Entries with chart source code
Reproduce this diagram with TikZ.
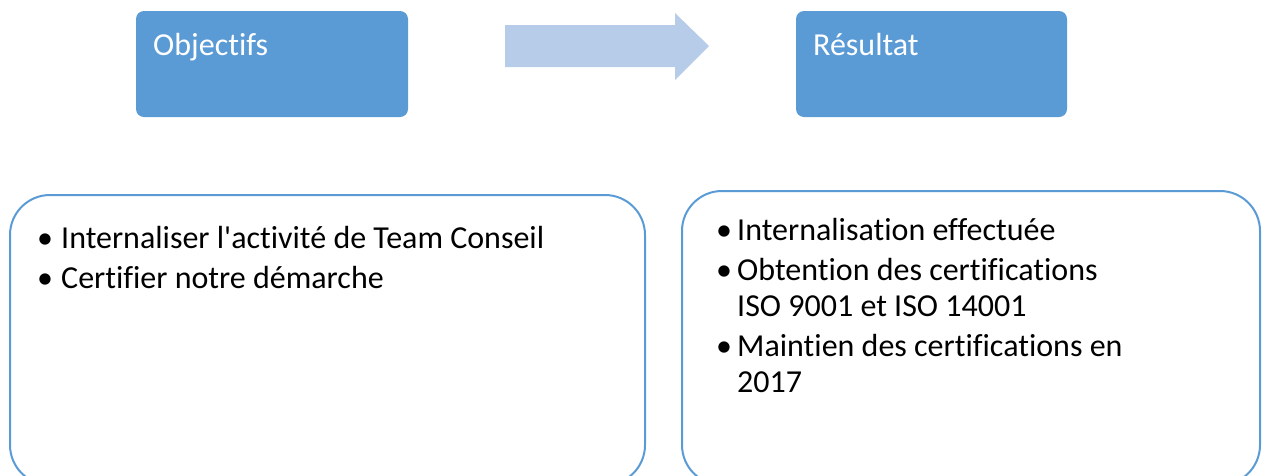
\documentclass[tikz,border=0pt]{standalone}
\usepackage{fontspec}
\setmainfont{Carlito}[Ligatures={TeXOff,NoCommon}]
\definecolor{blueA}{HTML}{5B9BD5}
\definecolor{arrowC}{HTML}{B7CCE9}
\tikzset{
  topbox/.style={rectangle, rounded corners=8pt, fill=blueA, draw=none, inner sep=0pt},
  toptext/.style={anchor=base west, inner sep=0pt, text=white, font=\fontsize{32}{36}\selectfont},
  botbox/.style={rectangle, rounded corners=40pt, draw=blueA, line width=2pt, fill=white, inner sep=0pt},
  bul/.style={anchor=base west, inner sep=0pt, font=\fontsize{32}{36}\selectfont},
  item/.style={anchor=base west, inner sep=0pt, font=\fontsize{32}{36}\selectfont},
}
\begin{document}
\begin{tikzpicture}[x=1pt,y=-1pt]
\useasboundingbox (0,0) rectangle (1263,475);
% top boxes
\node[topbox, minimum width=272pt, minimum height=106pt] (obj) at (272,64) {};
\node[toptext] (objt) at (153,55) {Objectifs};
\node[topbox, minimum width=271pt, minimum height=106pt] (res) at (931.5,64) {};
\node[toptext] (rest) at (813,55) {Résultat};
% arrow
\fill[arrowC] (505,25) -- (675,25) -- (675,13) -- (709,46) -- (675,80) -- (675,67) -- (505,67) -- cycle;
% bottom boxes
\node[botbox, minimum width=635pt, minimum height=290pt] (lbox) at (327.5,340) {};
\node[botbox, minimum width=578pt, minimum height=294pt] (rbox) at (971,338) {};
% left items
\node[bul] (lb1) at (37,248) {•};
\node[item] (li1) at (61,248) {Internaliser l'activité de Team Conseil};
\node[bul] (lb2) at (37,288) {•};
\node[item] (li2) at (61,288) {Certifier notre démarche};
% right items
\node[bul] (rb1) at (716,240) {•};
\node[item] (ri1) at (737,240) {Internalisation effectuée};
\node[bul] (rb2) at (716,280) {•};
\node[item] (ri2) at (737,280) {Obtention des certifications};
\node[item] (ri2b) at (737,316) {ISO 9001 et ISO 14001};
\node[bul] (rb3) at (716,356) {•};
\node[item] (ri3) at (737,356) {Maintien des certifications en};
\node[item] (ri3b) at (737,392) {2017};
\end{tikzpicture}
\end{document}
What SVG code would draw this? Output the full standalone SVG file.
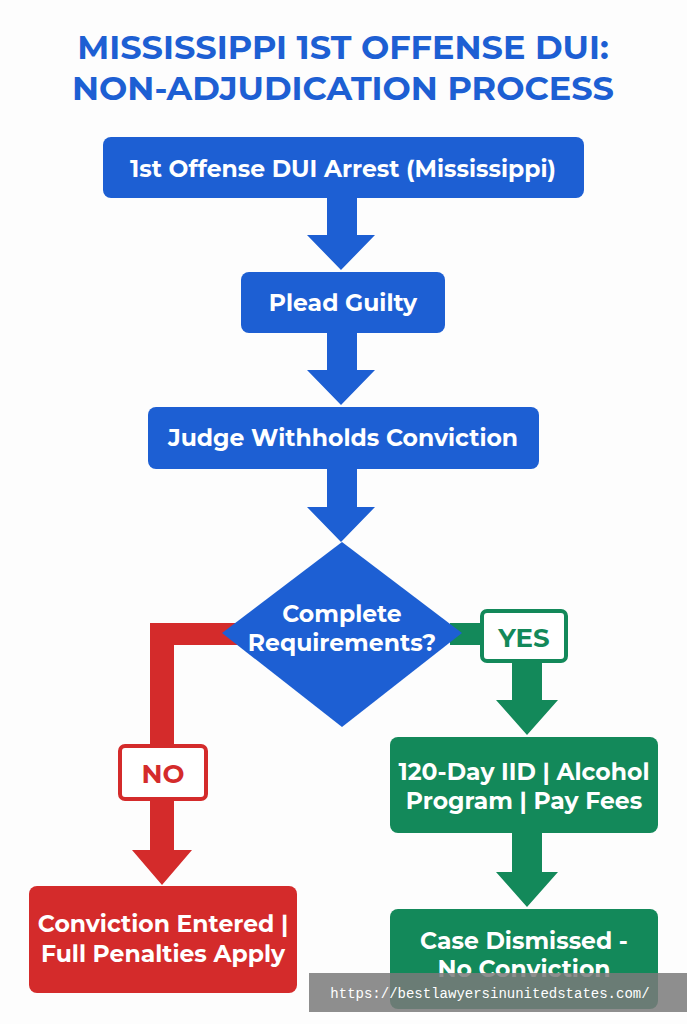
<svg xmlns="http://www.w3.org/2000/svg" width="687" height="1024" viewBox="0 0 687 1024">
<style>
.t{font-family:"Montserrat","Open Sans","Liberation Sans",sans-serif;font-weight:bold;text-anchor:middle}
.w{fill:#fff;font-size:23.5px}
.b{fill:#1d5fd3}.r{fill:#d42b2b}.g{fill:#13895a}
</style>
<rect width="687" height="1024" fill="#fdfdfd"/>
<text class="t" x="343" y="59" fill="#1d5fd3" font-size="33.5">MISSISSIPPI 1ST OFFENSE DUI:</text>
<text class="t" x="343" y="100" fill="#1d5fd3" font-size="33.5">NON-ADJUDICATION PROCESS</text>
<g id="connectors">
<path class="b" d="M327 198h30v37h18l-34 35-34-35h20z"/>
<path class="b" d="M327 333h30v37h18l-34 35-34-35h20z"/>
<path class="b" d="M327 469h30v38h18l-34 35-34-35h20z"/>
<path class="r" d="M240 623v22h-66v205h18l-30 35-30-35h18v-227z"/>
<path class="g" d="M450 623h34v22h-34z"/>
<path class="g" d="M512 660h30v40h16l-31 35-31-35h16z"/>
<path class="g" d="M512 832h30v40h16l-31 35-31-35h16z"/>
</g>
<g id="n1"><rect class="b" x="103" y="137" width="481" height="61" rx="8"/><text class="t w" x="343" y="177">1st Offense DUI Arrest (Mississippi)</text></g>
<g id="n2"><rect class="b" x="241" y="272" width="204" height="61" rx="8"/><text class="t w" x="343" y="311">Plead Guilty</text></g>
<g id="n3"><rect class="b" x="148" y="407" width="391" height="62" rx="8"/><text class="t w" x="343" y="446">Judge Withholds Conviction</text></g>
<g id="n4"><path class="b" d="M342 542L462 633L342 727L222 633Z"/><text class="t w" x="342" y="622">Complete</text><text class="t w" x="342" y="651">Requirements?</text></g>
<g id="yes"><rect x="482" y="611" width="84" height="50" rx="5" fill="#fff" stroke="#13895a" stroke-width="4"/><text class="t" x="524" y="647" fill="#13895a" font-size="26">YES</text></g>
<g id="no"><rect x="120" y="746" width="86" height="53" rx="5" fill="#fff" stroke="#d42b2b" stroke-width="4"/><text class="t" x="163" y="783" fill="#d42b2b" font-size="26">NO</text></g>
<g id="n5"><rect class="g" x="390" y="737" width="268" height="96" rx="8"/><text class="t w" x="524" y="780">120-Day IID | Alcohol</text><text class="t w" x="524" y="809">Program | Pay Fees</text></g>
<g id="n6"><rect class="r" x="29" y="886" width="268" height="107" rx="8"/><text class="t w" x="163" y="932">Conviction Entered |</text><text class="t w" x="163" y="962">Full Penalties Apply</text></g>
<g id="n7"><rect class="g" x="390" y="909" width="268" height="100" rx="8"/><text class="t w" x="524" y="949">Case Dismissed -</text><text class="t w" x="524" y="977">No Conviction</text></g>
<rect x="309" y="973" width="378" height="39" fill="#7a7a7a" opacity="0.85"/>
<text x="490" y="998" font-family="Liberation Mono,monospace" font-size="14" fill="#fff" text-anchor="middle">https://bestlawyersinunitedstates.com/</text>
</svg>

[Problem description]:
Gather each line of the listing that holds the string "this".

[Response to the task]:
Reproduce this diagram with TikZ.
What SVG code would draw this? Output the full standalone SVG file.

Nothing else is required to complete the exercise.